Although assertions of the protections afforded by the Fifth Amendment are less common in the civil context, there may be a time and place where it is appropriate for the professional. But, this is not a simple decision. When it comes to considering whether to invoke the Fifth Amendment, professionals should be cautioned about the risk of a negative inference and should develop a careful plan taking into account future consequences.


2 Comments

  • Bill Schrank, 7th Saturday 2013 at 11:02 am

    Reply

    Thanks, Seth and Lila, for commenting upon one of the most difficult situations a civil defendant and a defense attorney can encounter. It’s been my practice as a civil defense attorney to always enlist the services of a criminal attorney to help make the decision whether to invoke the 5th in a civil case, with the understanding that the criminal repercussions are most likely always more serious. After all, in a civil lawsuit, “it’s just money at stake”, whereas criminal prosecution concerns the individual’s liberty and has far more reaching consequences. I have also had the criminal defense attorney present at the deposition to advise and consult on the invocation. But even before getting to that point, I have attempted to delay the deposition of the defendant as much as possible with varying degrees of success. I have sought a protective order with the court, arguing that the defendant’s deposition isn’t necessary because civil liability has been admitted, or that the information sought by the plaintiff is obtainable through other means, and that the deposition is a ruse with the only purpose being to harass and abuse the defendant. Though not often, some judges have agreed with me. There is another risk factor to consider, and I saw it play out years ago concerning a co-defendant who was subject to criminal prosecution. The co-defendant lived out-of state, but came to AZ for his civil deposition. Twenty minutes into his deposition, law enforcement officials entered the conference room with an arrest warrant and hauled him away. The plaintiff’s counsel had set up the deposition and alerted local authorities. Shame on co-defense counsel for stupidly bringing his client back into the local jurisdiction, but opposing counsel also found himself facing sanctions for misuse of the civil discovery process ( his intent was not to actually depose the co-defendant, but have him arrested).

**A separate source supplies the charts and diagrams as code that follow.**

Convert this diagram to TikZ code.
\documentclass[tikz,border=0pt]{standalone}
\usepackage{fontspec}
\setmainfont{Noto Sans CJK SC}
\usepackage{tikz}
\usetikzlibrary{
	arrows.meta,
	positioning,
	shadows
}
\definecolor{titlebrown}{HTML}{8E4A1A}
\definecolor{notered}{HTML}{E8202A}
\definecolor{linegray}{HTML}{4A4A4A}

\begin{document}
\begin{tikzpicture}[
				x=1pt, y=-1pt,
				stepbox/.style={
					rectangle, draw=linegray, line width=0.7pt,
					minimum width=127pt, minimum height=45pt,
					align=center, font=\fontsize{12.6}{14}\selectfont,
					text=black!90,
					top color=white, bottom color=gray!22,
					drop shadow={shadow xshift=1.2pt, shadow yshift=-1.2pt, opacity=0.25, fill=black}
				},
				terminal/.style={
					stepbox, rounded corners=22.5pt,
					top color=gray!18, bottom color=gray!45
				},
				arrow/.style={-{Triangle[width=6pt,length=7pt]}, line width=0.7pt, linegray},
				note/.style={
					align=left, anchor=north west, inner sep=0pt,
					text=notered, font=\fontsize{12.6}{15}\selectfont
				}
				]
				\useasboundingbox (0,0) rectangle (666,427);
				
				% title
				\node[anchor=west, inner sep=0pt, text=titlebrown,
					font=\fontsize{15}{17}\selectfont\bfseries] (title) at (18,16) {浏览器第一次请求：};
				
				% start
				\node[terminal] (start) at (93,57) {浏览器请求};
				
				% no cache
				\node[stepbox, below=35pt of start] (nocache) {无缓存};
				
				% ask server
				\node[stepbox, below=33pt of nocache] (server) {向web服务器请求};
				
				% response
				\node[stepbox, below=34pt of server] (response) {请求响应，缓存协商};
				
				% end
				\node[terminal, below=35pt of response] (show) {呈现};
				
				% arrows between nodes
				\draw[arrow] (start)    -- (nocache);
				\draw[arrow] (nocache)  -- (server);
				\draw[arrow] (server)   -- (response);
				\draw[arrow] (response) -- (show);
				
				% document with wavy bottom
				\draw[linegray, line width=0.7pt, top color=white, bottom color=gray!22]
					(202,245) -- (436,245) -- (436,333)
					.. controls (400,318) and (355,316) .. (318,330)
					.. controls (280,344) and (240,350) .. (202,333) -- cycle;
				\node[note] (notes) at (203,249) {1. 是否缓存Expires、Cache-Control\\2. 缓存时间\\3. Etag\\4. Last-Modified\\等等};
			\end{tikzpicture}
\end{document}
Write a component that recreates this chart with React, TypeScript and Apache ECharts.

  • grannybunny, 3rd Tuesday 2017 at 12:23 pm

    Reply

    I had a child custody case in which my adult client’s Step-Father — with whom she lived — ill-advisedly took the 5th regarding decades-old child abuse allegations (for which he could no longer be prosecuted). He wasn’t my client, just a witness, called by the other side (since I knew he was planning to take the 5th, and it would probably prove fatal to his Step-Daughter’s case). Even though my client likely would have retained custody in a trial to the Court, the Jury concluded that the Step-Father “had something to hide” and awarded custody of the 3-year-old girl to the Father who had had very little contact with her during her young life — he lived in another state — and had wholly failed to support the Mother and Child. The Father’s attorney later confided to me that her client didn’t even want custody — and certainly didn’t think he would win it — but was using it as a ploy to try to get his Wife to come back to him.